Mount: Canon EF, Nikon F (DX), Pentax K, Sony A, Canon M, Fujifilm X, Samsung NX, Sony E, MFT
Full frame: No
Lens construction: 10 elements in 7 groups
Angle of view: 167-180 degrees (mount dependent)
Diaphragm blades: Unspecified
Minimum aperture: f/22
Minimum focusing distance: 0.3m
Maximum magnification ratio: Unspecified
Filter size: None
Dimensions: 78x74-101mm (mount dependent)
Weight: 410-515g (mount dependent)
There’s no shortage in the mount options available for this lens, which include Canon EF, Nikon F, Pentax K, Sony A, Canon M, Fujifilm X, Samsung NX, Sony E, MFT. It’s designed for crop-sensor cameras and the angle of view, measured on the diagonal of the frame, varies with different versions.
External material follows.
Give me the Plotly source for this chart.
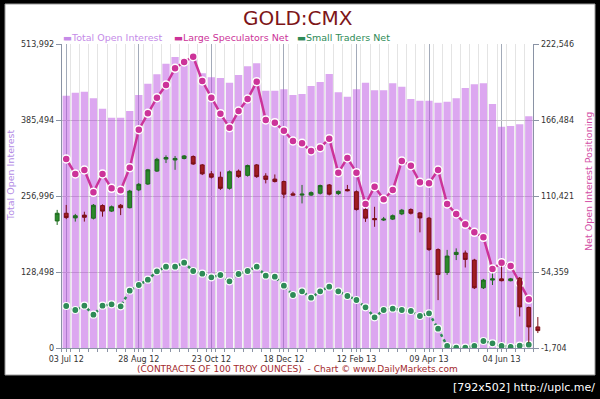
import plotly.graph_objects as go
import pandas as pd

# ---------------- data ----------------
week_dates = pd.date_range("2012-07-03", periods=52, freq="7D")
candle_dates = pd.date_range("2012-06-26", periods=54, freq="7D")

total_open_interest = [
    426600, 431650, 433340, 422190, 404600, 389380, 389380, 400710, 427760, 446870,
    462760, 480690, 492010, 486940, 490830, 464450, 457690, 456510, 448560, 461580,
    476280, 481360, 435030, 435030, 437400, 427760, 429450, 442980, 449740, 463270,
    432330, 424890, 437400, 448560, 435710, 435710, 447540, 441800, 421000, 418130,
    418130, 414750, 416440, 422190, 439600, 445850, 447540, 412550, 374170, 375350,
    378220, 391750,
]
large_speculators_net = [
    137715, 126650, 129600, 113150, 126650, 116100, 114630, 131300, 159330, 171430,
    182930, 192300, 204620, 209270, 213180, 195250, 182930, 171130, 160800, 173120,
    181980, 194740, 166480, 164490, 158590, 150990, 149300, 143620, 146050, 152690,
    127610, 138450, 127610, 104520, 117280, 107990, 114850, 136240, 132770, 120530,
    119790, 129600, 104520, 97140, 89550, 83640, 79960, 56570, 61220, 58790,
    46250, 34220,
]
small_traders_net = [
    29280, 26330, 29500, 22860, 29500, 30530, 29060, 40570, 44770, 48680,
    54880, 58270, 58270, 61220, 55100, 53110, 50450, 52150, 47500, 52880,
    55100, 58270, 51630, 50890, 44250, 37390, 40120, 35400, 40120, 43520,
    40120, 36660, 33710, 28320, 20940, 26330, 27290, 26330, 25590, 21900,
    23890, 12530, -230, -1480, -1480, -230, 3460, 1760, -230, -970,
    -10, 730,
]
# gold price candles (hidden scale)
gold_open = [1579, 1604, 1589, 1598, 1588, 1629, 1611, 1630, 1622, 1680, 1699, 1741, 1780, 1777,
             1782, 1788, 1761, 1732, 1721, 1685, 1741, 1727, 1761, 1725, 1715, 1707, 1667, 1663,
             1663, 1669, 1696, 1668, 1681, 1674, 1616, 1587, 1582, 1585, 1602, 1616, 1605, 1588,
             1486, 1412, 1470, 1475, 1452, 1362, 1387, 1391, 1385, 1393, 1298, 1235]
gold_high = [1615, 1631, 1602, 1609, 1634, 1633, 1629, 1634, 1680, 1702, 1748, 1784, 1792, 1790,
             1793, 1792, 1764, 1741, 1739, 1743, 1746, 1762, 1764, 1734, 1730, 1710, 1674, 1696,
             1675, 1697, 1699, 1678, 1696, 1678, 1620, 1625, 1592, 1600, 1618, 1620, 1608, 1592,
             1490, 1485, 1490, 1483, 1456, 1391, 1408, 1431, 1394, 1397, 1301, 1267]
gold_low = [1566, 1585, 1577, 1577, 1584, 1593, 1608, 1598, 1620, 1676, 1696, 1738, 1767, 1745,
            1779, 1761, 1728, 1717, 1680, 1681, 1719, 1723, 1719, 1701, 1704, 1653, 1661, 1636,
            1660, 1665, 1662, 1663, 1675, 1613, 1576, 1560, 1579, 1582, 1598, 1600, 1542, 1482,
            1322, 1404, 1452, 1428, 1358, 1358, 1371, 1383, 1383, 1269, 1184, 1215]
gold_close = [1604, 1590, 1596, 1591, 1630, 1611, 1625, 1622, 1676, 1698, 1745, 1779, 1785, 1782,
              1790, 1764, 1732, 1721, 1685, 1739, 1723, 1759, 1723, 1714, 1707, 1666, 1663, 1666,
              1671, 1694, 1666, 1675, 1677, 1616, 1588, 1583, 1585, 1596, 1614, 1604, 1589, 1486,
              1405, 1465, 1477, 1454, 1362, 1387, 1391, 1385, 1391, 1300, 1235, 1223]

left_ticks = [0, 128498, 256996, 385494, 513992]
left_tick_labels = ["0", "128,498", "256,996", "385,494", "513,992"]
right_ticks = [-1704, 54359, 110421, 166484, 222546]
right_tick_labels = ["-1,704", "54,359", "110,421", "166,484", "222,546"]
x_tick_dates = list(week_dates[::8])
x_tick_labels = ["03 Jul 12", "28 Aug 12", "23 Oct 12", "18 Dec 12", "12 Feb 13", "09 Apr 13", "04 Jun 13"]

# ---------------- layout geometry ----------------
W, H = 600, 399
ML, MR, MT, MB = 53, 58, 44, 51
PW = W - ML - MR
PH = H - MT - MB
A = (61.7 - ML) / PW          # inner domain inset for main axes
DAY = pd.Timedelta(days=1)
x_lo = week_dates[0] - 3.5 * DAY
x_hi = week_dates[-1] + 3.5 * DAY
span = (x_hi - x_lo)
ext = (span / (1 - 2 * A) - span) / 2
x2_lo, x2_hi = x_lo - ext, x_hi + ext


def px(x):
    return (x - ML) / PW


def py(y):
    return (H - MB - y) / PH


TICKFONT = dict(family="DejaVu Sans", size=8, color="#333333")
AXCOL = "#8a93a5"

fig = go.Figure()
fig.add_trace(go.Bar(
    x=week_dates, y=total_open_interest, name="Total Open Interest",
    marker=dict(color="rgba(185,80,225,0.5)", line=dict(width=0)),
    xaxis="x", yaxis="y", showlegend=False, hoverinfo="skip"))
fig.add_trace(go.Scatter(
    x=week_dates, y=small_traders_net, name="Small Traders Net", mode="lines+markers",
    line=dict(color="#2e8b57", width=2.5, dash="dot"),
    marker=dict(size=7, color="#2e8b57", line=dict(color="white", width=1.2)),
    xaxis="x", yaxis="y2", showlegend=False))
fig.add_trace(go.Scatter(
    x=week_dates, y=large_speculators_net, name="Large Speculators Net", mode="lines+markers",
    line=dict(color="#cc3399", width=2.5),
    marker=dict(size=8, color="#cc3399", line=dict(color="white", width=1.5)),
    xaxis="x", yaxis="y2", showlegend=False))
fig.add_trace(go.Candlestick(
    x=candle_dates, open=gold_open, high=gold_high, low=gold_low, close=gold_close,
    xaxis="x2", yaxis="y3", showlegend=False, whiskerwidth=0,
    increasing=dict(fillcolor="#2b8a2b", line=dict(color="#1e6b1e", width=1)),
    decreasing=dict(fillcolor="#a01c22", line=dict(color="#7a0f15", width=1))))

fig.update_layout(
    width=W, height=H, margin=dict(l=ML, r=MR, t=MT, b=MB, pad=0),
    paper_bgcolor="black", plot_bgcolor="rgba(0,0,0,0)",
    bargap=0.2, boxgap=0.4, showlegend=False,
    xaxis=dict(domain=[A, 1 - A], range=[x_lo, x_hi], type="date", anchor="y",
               tickvals=x_tick_dates, ticktext=x_tick_labels, tickfont=TICKFONT,
               showgrid=True, gridcolor="#a3abb9", gridwidth=1,
               showline=True, linecolor=AXCOL, ticks="outside", ticklen=3, tickcolor=AXCOL,
               minor=dict(tickmode="linear", tick0=x_lo, dtick=7 * 86400000,
                          showgrid=True, gridcolor="#e4e4e4", ticks="outside", ticklen=3,
                          tickcolor=AXCOL),
               zeroline=False, fixedrange=True),
    yaxis=dict(range=[0, 513992], tickvals=left_ticks, ticktext=left_tick_labels,
               tickfont=TICKFONT, showgrid=True, gridcolor="#c9c9c9", zeroline=False,
               showline=True, linecolor=AXCOL, ticks="outside", ticklen=5, tickcolor=AXCOL,
               anchor="x"),
    yaxis2=dict(range=[-1704, 222546], tickvals=right_ticks, ticktext=right_tick_labels,
                tickfont=TICKFONT, overlaying="y", side="right", anchor="x",
                showgrid=False, zeroline=False, showline=True, linecolor=AXCOL,
                ticks="outside", ticklen=5, tickcolor=AXCOL),
    xaxis2=dict(domain=[0, 1], range=[x2_lo, x2_hi], type="date", anchor="y3",
                visible=False, rangeslider=dict(visible=False)),
    yaxis3=dict(domain=[0, 1], range=[1166.5, 2153.6], anchor="x2", visible=False),
    shapes=[dict(type="rect", xref="paper", yref="paper", layer="below",
                 x0=px(5), x1=px(595), y0=py(375), y1=py(4),
                 fillcolor="white", line=dict(color="#9a9a9a", width=1))],
)


def note(text, x, y, size, color, xanchor="center", angle=0):
    return dict(text=text, x=px(x), y=py(y), xref="paper", yref="paper",
                xanchor=xanchor, yanchor="middle", showarrow=False, textangle=angle,
                font=dict(family="DejaVu Sans", size=size, color=color))


ann = [note("GOLD:CMX", 298, 18, 20, "#7d1518")]
legend_items = [("Total Open Interest", "#c58be8", 61), ("Large Speculators Net", "#cc3399", 172),
                ("Small Traders Net", "#2e8b57", 295)]
for label, col, x0 in legend_items:
    ann.append(note("▬" + label, x0, 37, 9.5, col, xanchor="left"))
ann.append(note("Total Open Interest", 10, 176, 9.5, "#b48ce6", angle=-90))
ann.append(note("Net Open Interest Positioning", 588, 182, 9.5, "#d34fa6", angle=-90))
ann.append(note("(CONTRACTS OF 100 TROY OUNCES)  - Chart © www.DailyMarkets.com",
                297, 369, 9, "#a3282c"))
ann.append(note("[792x502] http://uplc.me/", 597, 387, 11, "white", xanchor="right"))
fig.update_layout(annotations=ann)

fig.write_html("out.html", config={"displayModeBar": False},
               post_script="document.body.style.margin='0px';")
For example, you get a full 180 degrees for most APS-C cameras, shrinking to 167 degrees for Canon EF and M mount editions, and just 139 degrees for Micro Four Thirds.
There’s also a variation in the physical length of the lens depending on mount option, from 73mm for the Nikon F version to 101mm for the Canon M, Fujifilm X and Sony E editions. The weight also varies from 410g to 465g.
It’s generally what’s often referred to as a ‘dumb lens’, in that there’s no communication between the lens and camera. You therefore need to adjust the focus and aperture setting by using the lens’s onboard control ring. A downside for shooting with a DSLR is that you get a dark viewfinder image when using narrow apertures, and you can’t shoot in the full range of PASM modes. The only exception is the Nikon F mount edition, which enables camera-driven aperture control.
The optical patch includes a hybrid aspherical element and an anti-reflective multi-coating, the latter aiming to minimize ghosting and flare. The petal shape hood is an integral part of the lens and protects the protruding front element but a DH (Detachable Hood) version is also available.
The lack of autofocus generally isn’t an issue, thanks to the huge depth of field. In our tests, we found that by setting the focus just shy of its infinity setting when shooting at f/8, everything from as little as half a meter away to the far horizon retained sharpness. Sharpness itself is pretty good across the entire image frame, and color fringing is fairly minimal. Our only reservation is that when bright light enters the lens from an oblique angle, ghosting is a more prevalent problem than usual for a fisheye lens.
We usually run a range of lab tests under controlled conditions, using the Imatest Master testing suite. Photos of test charts are taken across the range of apertures and zooms (where available), then analyzed for sharpness, distortion and chromatic aberrations.
However, due to the relatively small size of test charts and the enormous 180-degree viewing angle of fisheye lenses, it’s impossible for us to generate meaningful lab-test data for them.
Available in a whole heap of different mount options, this diagonal fisheye lens is designed for crop-sensor cameras of pretty much any and every variety. It can also be used on full-frame cameras, although the image circle won’t cover the whole frame. It’s generally a fully manual lens so you need to adjust both the focus distance and aperture using the lens’s control rings, only the Nikon F mount version enabling camera-based aperture control. Image quality is very pleasing on the whole, although the lens is quite susceptible to ghosting.